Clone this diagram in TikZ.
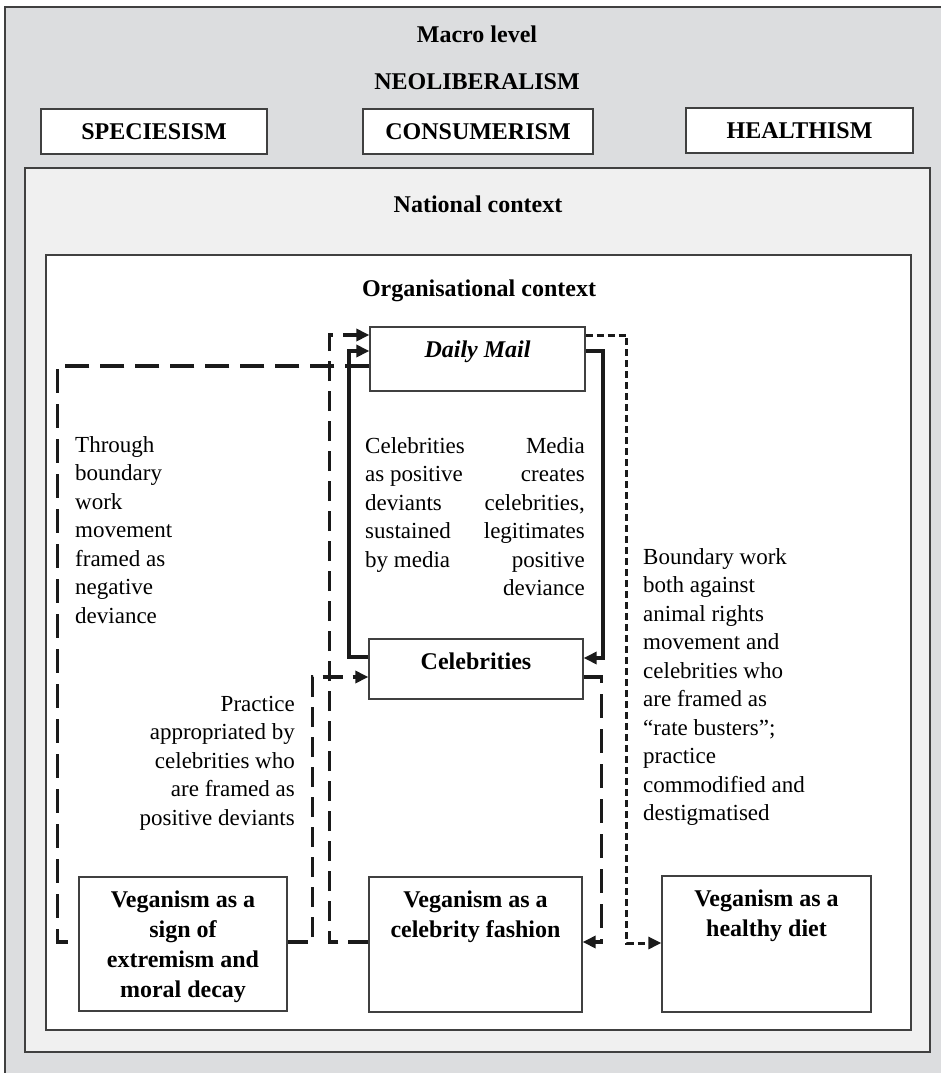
\documentclass[tikz,border=0pt]{standalone}
\usepackage{fontspec}
\setmainfont{Liberation Serif}
\usetikzlibrary{arrows.meta}
\definecolor{outergrey}{HTML}{DCDDDF}
\definecolor{natgrey}{HTML}{F0F0F0}
\definecolor{framecol}{HTML}{404040}
\definecolor{linecol}{HTML}{1A1A1A}
\tikzset{
  frame/.style={draw=framecol, line width=1.2pt},
  topbox/.style={draw=framecol, line width=1.5pt, fill=white, inner sep=0pt, minimum height=45pt,
    font=\bfseries\fontsize{24}{30}\selectfont},
  vbox/.style={draw=framecol, line width=1.3pt, fill=white, inner sep=0pt},
  hd/.style={font=\bfseries\fontsize{24}{30}\selectfont, inner sep=0pt, align=center, anchor=north},
  body/.style={font=\fontsize{23}{28.5}\selectfont, inner sep=0pt},
  solidc/.style={draw=linecol, line width=4pt},
  longd/.style={draw=linecol, line width=3.5pt, dash pattern=on 24pt off 11pt},
  medd/.style={draw=linecol, line width=3.5pt, dash pattern=on 20pt off 10pt},
  shortd/.style={draw=linecol, line width=3pt, dash pattern=on 7pt off 4pt},
  tip/.style={-{Triangle[length=13pt,width=12pt]}},
}
\begin{document}
\begin{tikzpicture}[x=1pt,y=-1pt]
\useasboundingbox (0,0) rectangle (941,1073);
\clip (0,0) rectangle (941,1073);
\fill[white] (0,0) rectangle (941,1073);
% frames
\filldraw[frame, fill=outergrey] (5,7) rectangle (960,1090);
\filldraw[frame, fill=natgrey] (25,168) rectangle (930,1052);
\filldraw[frame, fill=white] (46,255) rectangle (911,1030);
% headings
\node[hd] (macro) at (477,26) {Macro level};
\node[hd] (neo) at (477,73) {NEOLIBERALISM};
\node[topbox, minimum width=226pt] (spec) at (154,131.5) {SPECIESISM};
\node[topbox, minimum width=230pt] (cons) at (478,131.5) {CONSUMERISM};
\node[topbox, minimum width=227pt] (heal) at (799.5,130.5) {HEALTHISM};
\node[hd] (nat) at (478,196) {National context};
\node[hd] (org) at (479,280) {Organisational context};
% boxes
\node[vbox, minimum width=215pt, minimum height=64pt] (dm) at (477.5,359) {};
\node[vbox, minimum width=214pt, minimum height=60pt] (cel) at (476,669) {};
\node[vbox, minimum width=208pt, minimum height=134pt] (ext) at (183,944) {};
\node[vbox, minimum width=213pt, minimum height=135pt] (fash) at (475.5,944.5) {};
\node[vbox, minimum width=209pt, minimum height=136pt] (health) at (766.5,944) {};
% box texts
\node[hd, font=\bfseries\itshape\fontsize{24}{30}\selectfont] (dmt) at (477.5,341) {Daily Mail};
\node[hd] (celt) at (476,653) {Celebrities};
\node[hd] (extt) at (183,890.5) {Veganism as a\\sign of\\extremism and\\moral decay};
\node[hd] (fasht) at (475.5,890.5) {Veganism as a\\celebrity fashion};
\node[hd] (healtht) at (766.5,889.5) {Veganism as a\\healthy diet};
% body texts
\node[body, align=left, anchor=north west] (t1) at (75,436)
  {Through\\boundary\\work\\movement\\framed as\\negative\\deviance};
\node[body, align=left, anchor=north west] (t2) at (365,437)
  {Celebrities\\as positive\\deviants\\sustained\\by media};
\node[body, align=right, anchor=north east] (t3) at (585,437)
  {Media\\creates\\celebrities,\\legitimates\\positive\\deviance};
\node[body, align=right, anchor=north east] (t4) at (295,696)
  {Practice\\appropriated by\\celebrities who\\are framed as\\positive deviants};
\node[body, align=left, anchor=north west] (t5) at (643,548)
  {Boundary work\\both against\\animal rights\\movement and\\celebrities who\\are framed as\\``rate busters'';\\practice\\commodified and\\destigmatised};
% connectors
\draw[longd] ([yshift=-7pt]dm.west) -| ([xshift=-21pt,yshift=2pt]ext.west) -- ([yshift=2pt]ext.west);
\draw[medd,tip] ([yshift=2pt]ext.east) -- ++(25pt,0) |- ([yshift=-8pt]cel.west);
\draw[solidc,tip] ([yshift=12pt]cel.west) -- ++(-19pt,0) |- ([yshift=8pt]dm.west);
\draw[medd,tip] ([yshift=2.5pt]fash.west) -- ++(-39pt,0) |- ([yshift=24pt]dm.west);
\draw[solidc,tip] ([yshift=8pt]dm.east) -- ++(17pt,0) |- ([yshift=11pt]cel.east);
\draw[longd,tip] ([yshift=-8pt]cel.east) -- ++(18pt,0) |- ([yshift=2.5pt]fash.east);
\draw[shortd,tip] ([yshift=24pt]dm.east) -- ++(41pt,0) |- ([yshift=1pt]health.west);
\end{tikzpicture}
\end{document}
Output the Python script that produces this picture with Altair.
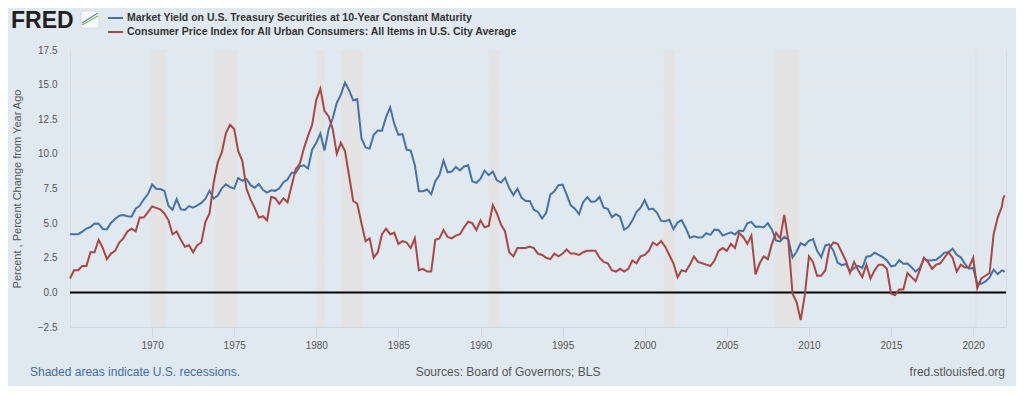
import altair as alt
import pandas as pd

# ---------------- data (quarterly: Jan/Apr/Jul/Oct, 1965-2021) ----------------
gs10 = [
    4.19, 4.20, 4.20, 4.38,   # 1965
    4.61, 4.72, 4.97, 4.96,   # 1966
    4.58, 4.55, 5.01, 5.30,   # 1967
    5.53, 5.59, 5.50, 5.46,   # 1968
    6.04, 6.26, 6.72, 7.10,   # 1969
    7.79, 7.48, 7.46, 7.33,   # 1970
    6.24, 5.97, 6.73, 6.00,   # 1971
    5.95, 6.23, 6.11, 6.28,   # 1972
    6.46, 6.76, 7.33, 6.77,   # 1973
    6.99, 7.51, 7.81, 7.60,   # 1974
    7.50, 8.26, 8.06, 8.19,   # 1975
    7.74, 7.56, 7.83, 7.41,   # 1976
    7.21, 7.37, 7.33, 7.52,   # 1977
    7.96, 8.15, 8.64, 8.64,   # 1978
    9.10, 9.18, 8.95, 10.30,  # 1979
    10.80, 11.47, 10.25, 11.75,  # 1980
    12.57, 13.68, 14.28, 15.15,  # 1981
    14.59, 13.87, 13.95, 11.13,  # 1982
    10.46, 10.38, 11.38, 11.69,  # 1983
    11.67, 12.65, 13.36, 12.16,  # 1984
    11.38, 11.43, 10.31, 10.24,  # 1985
    9.19, 7.30, 7.30, 7.43,   # 1986
    7.08, 8.02, 8.45, 9.52,   # 1987
    8.67, 8.72, 9.06, 8.80,   # 1988
    9.09, 9.18, 8.02, 7.91,   # 1989
    8.21, 8.79, 8.47, 8.72,   # 1990
    8.09, 7.93, 8.27, 7.53,   # 1991
    7.03, 7.48, 6.84, 6.59,   # 1992
    6.60, 5.97, 5.81, 5.33,   # 1993
    5.75, 7.04, 7.30, 7.74,   # 1994
    7.78, 7.06, 6.28, 6.04,   # 1995
    5.65, 6.51, 6.87, 6.53,   # 1996
    6.58, 6.89, 6.12, 6.03,   # 1997
    5.43, 5.64, 5.46, 4.53,   # 1998
    4.72, 5.18, 5.79, 6.11,   # 1999
    6.66, 5.99, 6.05, 5.74,   # 2000
    5.16, 5.14, 5.24, 4.57,   # 2001
    5.04, 5.21, 4.65, 3.94,   # 2002
    4.05, 3.96, 3.98, 4.27,   # 2003
    4.15, 4.53, 4.50, 4.10,   # 2004
    4.22, 4.34, 4.18, 4.46,   # 2005
    4.42, 4.99, 5.09, 4.73,   # 2006
    4.76, 4.69, 5.00, 4.53,   # 2007
    3.74, 3.68, 4.01, 3.81,   # 2008
    2.52, 2.93, 3.56, 3.39,   # 2009
    3.73, 3.85, 3.01, 2.54,   # 2010
    3.39, 3.46, 3.00, 2.15,   # 2011
    1.97, 2.05, 1.53, 1.75,   # 2012
    1.91, 1.76, 2.58, 2.62,   # 2013
    2.86, 2.71, 2.54, 2.30,   # 2014
    1.88, 1.94, 2.32, 2.07,   # 2015
    2.09, 1.81, 1.50, 1.76,   # 2016
    2.43, 2.30, 2.32, 2.36,   # 2017
    2.58, 2.87, 2.89, 3.15,   # 2018
    2.71, 2.53, 2.06, 1.71,   # 2019
    1.76, 0.66, 0.62, 0.79,   # 2020
    1.08, 1.64, 1.32, 1.58,   # 2021
]

cpi = [
    1.0, 1.6, 1.6, 1.9,     # 1965
    1.9, 2.9, 2.9, 3.8,     # 1966
    3.2, 2.4, 2.8, 3.0,     # 1967
    3.6, 3.9, 4.4, 4.6,     # 1968
    4.4, 5.4, 5.4, 5.8,     # 1969
    6.2, 6.1, 6.0, 5.7,     # 1970
    5.2, 4.2, 4.4, 3.8,     # 1971
    3.3, 3.4, 2.9, 3.4,     # 1972
    3.6, 5.1, 5.7, 7.9,     # 1973
    9.4, 10.1, 11.5, 12.1,  # 1974
    11.8, 10.2, 9.5, 7.5,   # 1975
    6.7, 6.1, 5.4, 5.5,     # 1976
    5.2, 6.9, 6.8, 6.4,     # 1977
    6.8, 6.5, 7.7, 8.9,     # 1978
    9.3, 10.4, 11.3, 12.1,  # 1979
    13.9, 14.7, 13.1, 12.7, # 1980
    11.8, 10.0, 10.8, 10.2, # 1981
    8.4, 6.6, 6.4, 5.0,     # 1982
    3.7, 3.9, 2.5, 2.9,     # 1983
    4.2, 4.6, 4.2, 4.3,     # 1984
    3.5, 3.7, 3.6, 3.2,     # 1985
    3.9, 1.6, 1.7, 1.5,     # 1986
    1.5, 3.8, 3.9, 4.5,     # 1987
    4.0, 3.9, 4.1, 4.2,     # 1988
    4.7, 5.1, 5.0, 4.5,     # 1989
    5.2, 4.7, 4.8, 6.3,     # 1990
    5.7, 4.9, 4.4, 2.9,     # 1991
    2.6, 3.2, 3.2, 3.2,     # 1992
    3.3, 3.2, 2.8, 2.7,     # 1993
    2.5, 2.4, 2.8, 2.6,     # 1994
    2.8, 3.1, 2.8, 2.8,     # 1995
    2.7, 2.9, 3.0, 3.0,     # 1996
    3.0, 2.5, 2.2, 2.1,     # 1997
    1.6, 1.5, 1.7, 1.5,     # 1998
    1.7, 2.3, 2.1, 2.6,     # 1999
    2.7, 3.0, 3.6, 3.4,     # 2000
    3.7, 3.3, 2.7, 2.1,     # 2001
    1.1, 1.6, 1.5, 2.0,     # 2002
    2.6, 2.2, 2.1, 2.0,     # 2003
    1.9, 2.3, 3.0, 3.2,     # 2004
    3.0, 3.5, 3.2, 4.3,     # 2005
    4.0, 3.5, 4.1, 1.3,     # 2006
    2.1, 2.6, 2.4, 3.5,     # 2007
    4.3, 3.9, 5.6, 3.7,     # 2008
    -0.1, -0.7, -2.0, -0.2, # 2009
    2.6, 2.2, 1.2, 1.2,     # 2010
    1.6, 3.2, 3.6, 3.5,     # 2011
    2.9, 2.3, 1.4, 2.2,     # 2012
    1.6, 1.1, 2.0, 1.0,     # 2013
    1.6, 2.0, 2.0, 1.7,     # 2014
    -0.1, -0.2, 0.2, 0.2,   # 2015
    1.4, 1.1, 0.8, 1.6,     # 2016
    2.5, 2.2, 1.7, 2.0,     # 2017
    2.1, 2.5, 2.9, 2.5,     # 2018
    1.5, 2.0, 1.8, 1.8,     # 2019
    2.5, 0.3, 1.0, 1.2,     # 2020
    1.4, 4.2, 5.4, 6.2,     # 2021
]

tail_dates = ["2021-11-01", "2021-12-01"]
tail_gs10 = [1.56, 1.47]
tail_cpi = [6.8, 7.0]

rec_start = ["1969-12-01", "1973-11-01", "1980-01-01", "1981-07-01",
             "1990-07-01", "2001-03-01", "2007-12-01", "2020-02-01"]
rec_end = ["1970-11-01", "1975-03-01", "1980-07-01", "1982-11-01",
           "1991-03-01", "2001-11-01", "2009-06-01", "2020-04-01"]

name_gs = "Market Yield on U.S. Treasury Securities at 10-Year Constant Maturity"
name_cpi = "Consumer Price Index for All Urban Consumers: All Items in U.S. City Average"

y_ticks = [-2.5, 0.0, 2.5, 5.0, 7.5, 10.0, 12.5, 15.0, 17.5]
x_tick_years = [1970, 1975, 1980, 1985, 1990, 1995, 2000, 2005, 2010, 2015, 2020]

BLUE = "#4572A7"
RED = "#AA4643"
BG = "#E1E9F0"

# ---------------- frames ----------------
dates = list(pd.date_range("1965-01-01", periods=len(gs10), freq="QS")) + list(pd.to_datetime(tail_dates))
df_gs = pd.DataFrame({"date": dates, "value": gs10 + tail_gs10})
df_cpi = pd.DataFrame({"date": dates, "value": cpi + tail_cpi})
df_rec = pd.DataFrame({"start": pd.to_datetime(rec_start), "end": pd.to_datetime(rec_end)})

W, H = 936, 277
x_dom = ["1965-01-01", "2022-01-01"]
xscale = alt.Scale(domain=x_dom)
yscale = alt.Scale(domain=[-2.5, 17.5], nice=False, zero=False)

x_axis = alt.Axis(
    values=[alt.DateTime(year=y, month=1, date=1) for y in x_tick_years],
    format="%Y", title=None, grid=False,
    labelFontSize=10, labelColor="#555555", labelPadding=3,
    tickColor="#CCD6EB", tickSize=10, domainColor="#CCD6EB", labelFlush=False,
)
y_axis = alt.Axis(
    values=y_ticks, format=".1f", title="Percent , Percent Change from Year Ago",
    grid=True, gridColor="#E6E6E6", domain=False, ticks=False,
    labelFontSize=10, labelColor="#555555", labelPadding=13,
    titleFontSize=11, titleFontWeight="normal", titleColor="#555555",
    titleX=-53, titleY=H / 2, titleAngle=-90, titleAlign="center", titleBaseline="middle",
)

rec = alt.Chart(df_rec).mark_rect(fill="#E3E3E3", opacity=1, fillOpacity=1, strokeWidth=0).encode(
    x=alt.X("start:T", scale=xscale, axis=x_axis), x2="end:T"
)

zero = alt.Chart(pd.DataFrame({"v": [0.0]})).mark_rule(color="black", strokeWidth=2).encode(
    y=alt.Y("v:Q", scale=yscale, axis=y_axis)
)

line_gs = alt.Chart(df_gs).mark_line(color=BLUE, strokeWidth=2).encode(
    x=alt.X("date:T", scale=xscale, axis=x_axis),
    y=alt.Y("value:Q", scale=yscale, axis=y_axis),
)
line_cpi = alt.Chart(df_cpi).mark_line(color=RED, strokeWidth=2).encode(
    x=alt.X("date:T", scale=xscale, axis=x_axis),
    y=alt.Y("value:Q", scale=yscale, axis=y_axis),
)

one = pd.DataFrame({"a": [0]})

def txt(s, x, y, size, color, weight="normal", align="left", baseline="middle"):
    return alt.Chart(one).mark_text(
        text=s, align=align, baseline=baseline, fontSize=size, color=color,
        fontWeight=weight, font="Liberation Sans",
    ).encode(x=alt.value(x), y=alt.value(y))

# page coords -> plot coords: (px - 70, py - 50)
logo = txt("FRED", 11 - 70, 28 - 50, 23, "#231F20", weight="bold", baseline="alphabetic")
icon_box = alt.Chart(one).mark_rect(fill="#F7F8FA", stroke="#C9D2DA", strokeWidth=0.6).encode(
    x=alt.value(81 - 70), x2=alt.value(99 - 70), y=alt.value(11 - 50), y2=alt.value(28 - 50)
)
icon_g = alt.Chart(one).mark_rule(color="#86B45A", strokeWidth=1.3).encode(
    x=alt.value(82 - 70), x2=alt.value(98 - 70), y=alt.value(25 - 50), y2=alt.value(16 - 50)
)
icon_b = alt.Chart(one).mark_rule(color="#5B87C5", strokeWidth=1.3).encode(
    x=alt.value(82 - 70), x2=alt.value(98 - 70), y=alt.value(23 - 50), y2=alt.value(13 - 50)
)
sw_b = alt.Chart(one).mark_rule(color=BLUE, strokeWidth=2).encode(
    x=alt.value(108 - 70), x2=alt.value(123 - 70), y=alt.value(18 - 50), y2=alt.value(18 - 50)
)
sw_r = alt.Chart(one).mark_rule(color=RED, strokeWidth=2).encode(
    x=alt.value(108 - 70), x2=alt.value(123 - 70), y=alt.value(32 - 50), y2=alt.value(32 - 50)
)
leg1 = txt(name_gs, 127 - 70, 18 - 50, 10.5, "#333333", weight="bold")
leg2 = txt(name_cpi, 127 - 70, 32 - 50, 10.5, "#333333", weight="bold")

foot1 = txt("Shaded areas indicate U.S. recessions.", 30 - 70, 372 - 50, 12, "#3D6DB0")
foot2 = txt("Sources: Board of Governors; BLS", 508 - 70, 372 - 50, 12, "#555555", align="center")
foot3 = txt("fred.stlouisfed.org", 1005 - 70, 372 - 50, 12, "#555555", align="right")

chart = alt.layer(
    rec, zero, line_gs, line_cpi,
    logo, icon_box, icon_g, icon_b, sw_b, sw_r, leg1, leg2, foot1, foot2, foot3,
).properties(
    width=W, height=H,
    autosize=alt.AutoSizeParams(type="none"),
    padding={"left": 62, "top": 42, "right": 10, "bottom": 59},
    background=BG,
).configure_view(stroke=None, fill="white").configure(font="Liberation Sans")

chart.save("out.html", embed_options={"renderer": "svg", "actions": False})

=-=-=-=-=

## Directions for this task
Give back exactly the lines from the one containing "Output the Python" to the one containing "import pandas as pd", both included, and no pictures.

## Solution to the exercise
Output the Python script that produces this picture with Altair.
import altair as alt
import pandas as pd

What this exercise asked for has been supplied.